The dramatic fall in the company’s stock price was expected though, as the company announced last week that it plans a complete liquidation and dissolution and will issue a distribution of approximately $1.2 billion, or $16.613 per share, which was to be paid on April 27, 2015.
Under the terms of New Residential’s acquisition of HLSS, New Residential acquired “substantially all of (HLSS’) assets” and assumed “substantially all of the liabilities of HLSS," in exchange for a purchase price of approximately $1.2 billion, or $17.08 per HLSS share on 71 million HLSS shares.
Under the terms of the deal, New Residential paid a total purchase price of approximately $1.4 billion for HLSS, with adjustment for cash and repayment of HLSS’ debt. The purchase amount was comprised of approximately $1 billion of cash and 28.2 million newly issued shares of New Residential, the companies said in a previous release.

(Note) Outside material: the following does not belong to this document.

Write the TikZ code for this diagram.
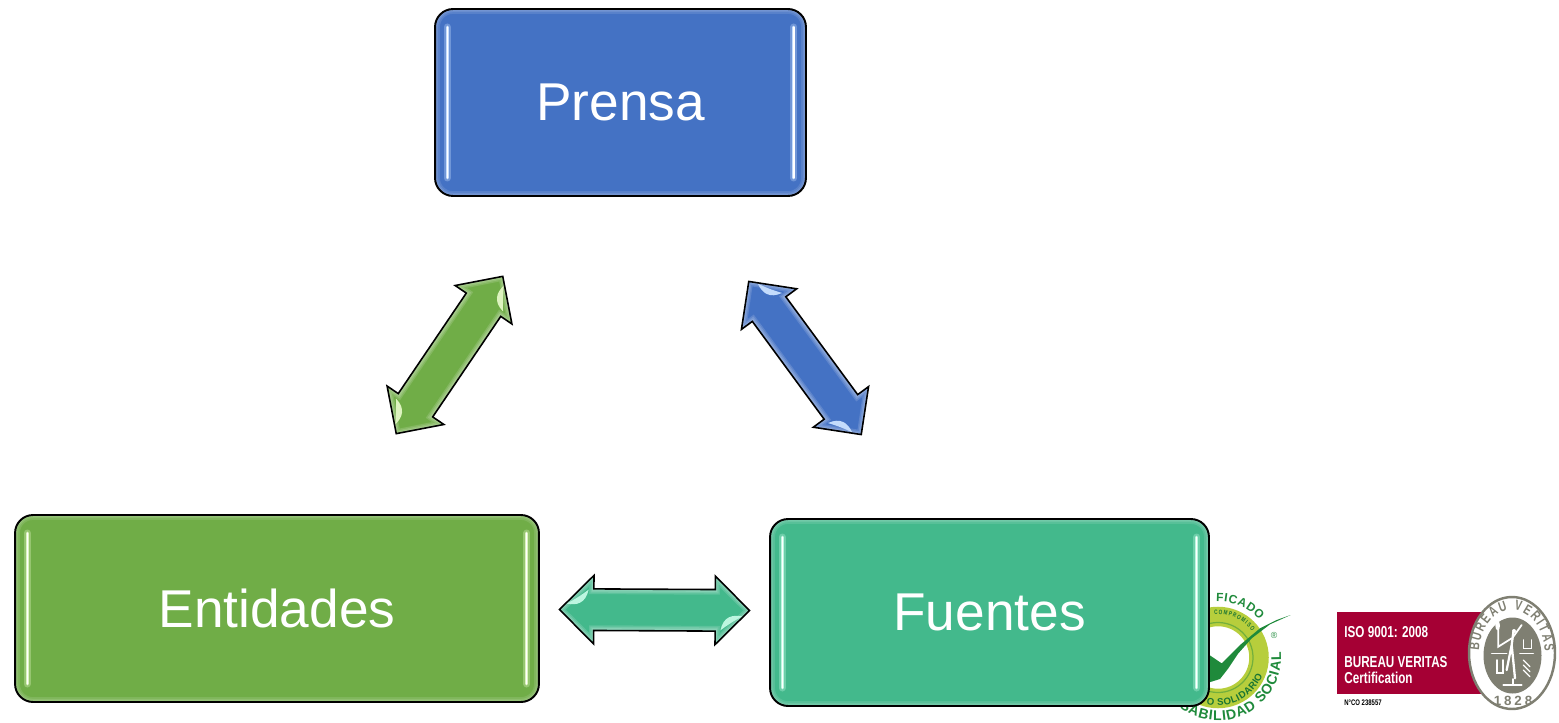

Upon the consummation of the proposed merger, holders of ordinary shares of the HLSS at the time of the merger will receive an aggregate of approximately $50 million or $0.704059 per share, and all shares of HLSS will automatically be canceled, hence the precipitous drop in HLSS’ stock.
Even though the stock drop was expected, it still looks remarkable when viewed on a one-year record of HLSS’ stock, as shown in the image below; click to enlarge (image courtesy of Google Finance).

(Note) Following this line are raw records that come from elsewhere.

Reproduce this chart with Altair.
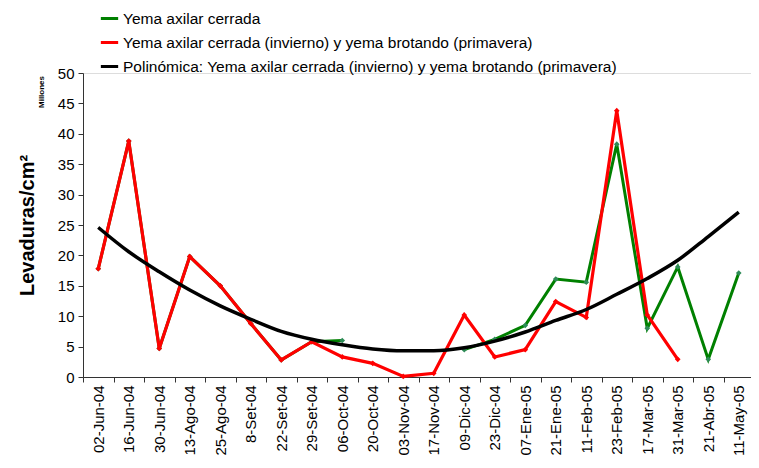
import altair as alt
import pandas as pd

dates = ["02-Jun-04", "16-Jun-04", "30-Jun-04", "13-Ago-04", "25-Ago-04", "8-Set-04",
         "22-Set-04", "29-Set-04", "06-Oct-04", "20-Oct-04", "03-Nov-04", "17-Nov-04",
         "09-Dic-04", "23-Dic-04", "07-Ene-05", "21-Ene-05", "11-Feb-05", "23-Feb-05",
         "17-Mar-05", "31-Mar-05", "21-Abr-05", "11-May-05"]

green_vals = [17.8, 38.8, 4.7, 19.8, 15.0, 8.8, 2.8, 5.8, 6.0, None, None, None,
              4.5, 6.2, 8.5, 16.1, 15.6, 38.3, 8.0, 18.1, 2.9, 17.1]
red_vals = [17.8, 38.8, 4.7, 19.8, 15.0, 8.8, 2.8, 5.8, 3.3, 2.25, 0.1, 0.6,
            10.2, 3.3, 4.5, 12.4, 9.8, 43.8, 10.2, 2.9, None, None]
trend_vals = [24.6, 20.6, 17.3, 14.3, 11.7, 9.5, 7.5, 6.2, 5.3, 4.6, 4.3, 4.3,
              4.8, 5.9, 7.4, 9.3, 11.1, 13.6, 16.2, 19.2, 23.1, 27.1]

names = ["Yema axilar cerrada",
         "Yema axilar cerrada (invierno) y yema brotando (primavera)",
         "Polinómica: Yema axilar cerrada (invierno) y yema brotando (primavera)"]
line_colors = ["#008000", "#FF0000", "#000000"]
marker_colors = ["#2E8B57", "#FF0000"]


def long_df(vals, name, mcolor):
    rows = []
    seg = 0
    prev_none = False
    for d, v in zip(dates, vals):
        if v is None:
            if not prev_none:
                seg += 1
            prev_none = True
            continue
        prev_none = False
        rows.append({"fecha": d, "valor": v, "serie": name, "seg": seg, "mcolor": mcolor})
    return pd.DataFrame(rows)


df_g = long_df(green_vals, names[0], marker_colors[0])
df_r = long_df(red_vals, names[1], marker_colors[1])
df_t = long_df(trend_vals, names[2], "#000000")

FONT = "Liberation Sans"

x_enc = alt.X("fecha:N", sort=dates, title=None,
              scale=alt.Scale(type="band", paddingInner=0, paddingOuter=0),
              axis=alt.Axis(labelAngle=270, labelFontSize=15, labelColor="black",
                            labelFont=FONT, tickBand="extent", tickSize=5,
                            tickColor="#333", domainColor="#333", labelPadding=3,
                            grid=False, labelOverlap=False))
y_enc = alt.Y("valor:Q", title="Levaduras/cm²",
              scale=alt.Scale(domain=[0, 50], nice=False),
              axis=alt.Axis(values=list(range(0, 51, 5)), labelFontSize=15, labelColor="black",
                            labelFont=FONT, tickSize=5, tickColor="#333", domainColor="#333",
                            grid=False, titleFontSize=20, titleFontWeight="bold",
                            titleFont=FONT, titleColor="black", titlePadding=20,
                            labelPadding=4))
color_enc = alt.Color("serie:N",
                      scale=alt.Scale(domain=names, range=line_colors),
                      legend=alt.Legend(orient="none", legendX=16, legendY=-65, title=None,
                                        symbolType="stroke", symbolStrokeWidth=3,
                                        symbolSize=300, labelFontSize=15.5, labelFont=FONT,
                                        labelColor="black", rowPadding=5, labelOffset=3,
                                        labelLimit=700))


def line_layer(df, sw):
    return alt.Chart(df).mark_line(strokeWidth=sw).encode(
        x=x_enc, y=y_enc, color=color_enc, detail="seg:N")


def point_layer(df):
    return alt.Chart(df).mark_point(shape="diamond", filled=True, size=32, opacity=1).encode(
        x=x_enc, y=y_enc, color=alt.Color("mcolor:N", scale=None))


trend = alt.Chart(df_t).mark_line(strokeWidth=3.5, interpolate="monotone").encode(
    x=x_enc, y=y_enc, color=color_enc)

millones = alt.Chart(alt.Data(values=[{}])).mark_text(
    angle=270, fontSize=8, fontWeight="bold", font=FONT, color="black",
    align="center", baseline="middle").encode(
    x=alt.value(-41), y=alt.value(19), text=alt.value("Millones"))

chart = alt.layer(
    line_layer(df_g, 3), point_layer(df_g),
    line_layer(df_r, 3.2), point_layer(df_r),
    trend, millones
).properties(
    width=671, height=304, autosize=alt.AutoSizeParams(type="none"),
    padding={"left": 75, "top": 65, "right": -3, "bottom": 82}
).configure_view(stroke=None).configure(background="white")

chart.save("out.html", embed_options={"renderer": "svg", "actions": False})
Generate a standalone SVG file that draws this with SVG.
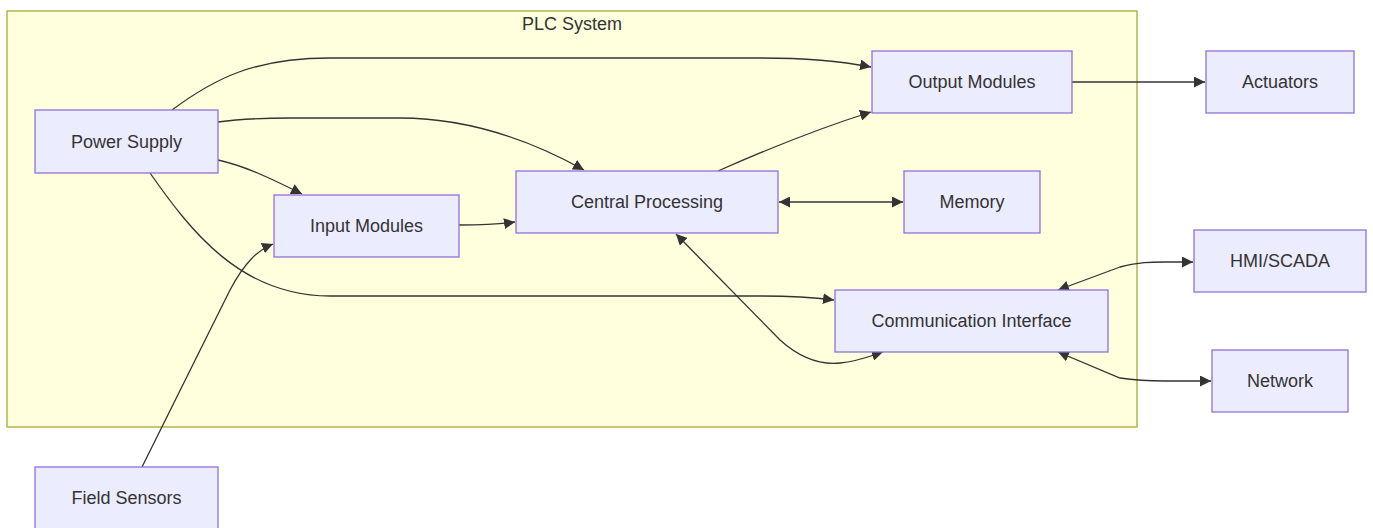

After hovering somewhere between approximately $23 and $12 for the last year, the company’s stock rose in the wake of the New Residential acquisition, before steeply falling when trading opened Tuesday morning.
Home Loan Servicing Solutions also announced late Friday that it received a letter earlier in the week from NASDAQ, which stated that the stock exchange is delisting Home Loan Servicing Solutions, effective at the opening of business April 29, 2015.

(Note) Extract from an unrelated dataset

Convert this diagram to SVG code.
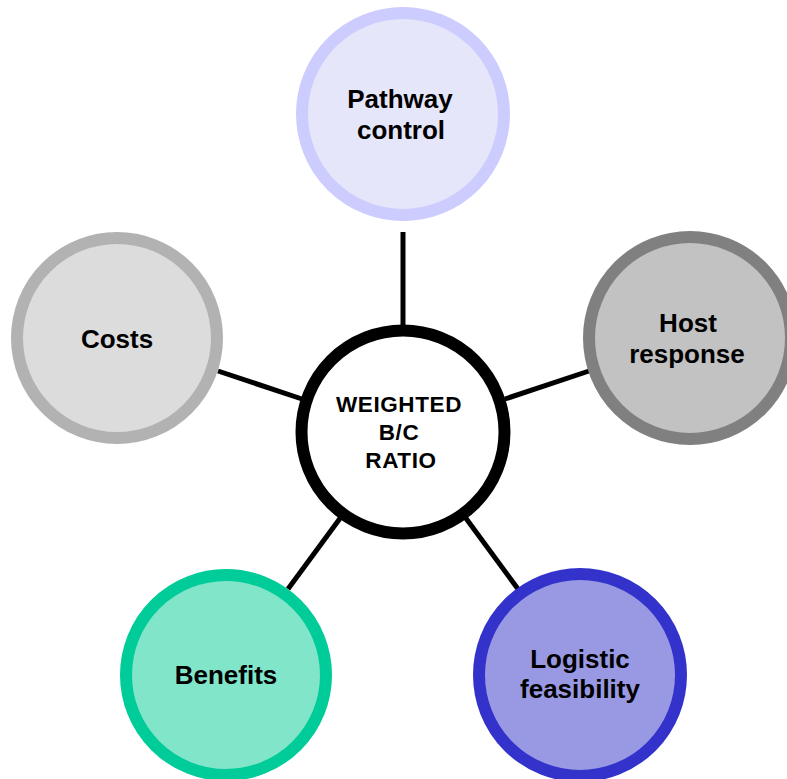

According to HLSS, NASDAQ stated that its listing qualifications staff now believes that HLSS is a “public shell” as a result of New Residential’s acquisition of the company’s assets.
“Despite our efforts to pursue the merger as initially planned, certain circumstances prompted HLSS to pursue an asset purchase agreement with New Residential,” John Van Vlack, chief executive officer of HLSS said when the New Residential acquisition was announced.
“We believe this alternative transaction structure made the most sense for us as it allowed HLSS to file its financial results without a going concern qualification and provide the greatest certainty on funding new servicing advances,” Van Vlack added. “This transaction will also enable our shareholders to maximize value for their shares.”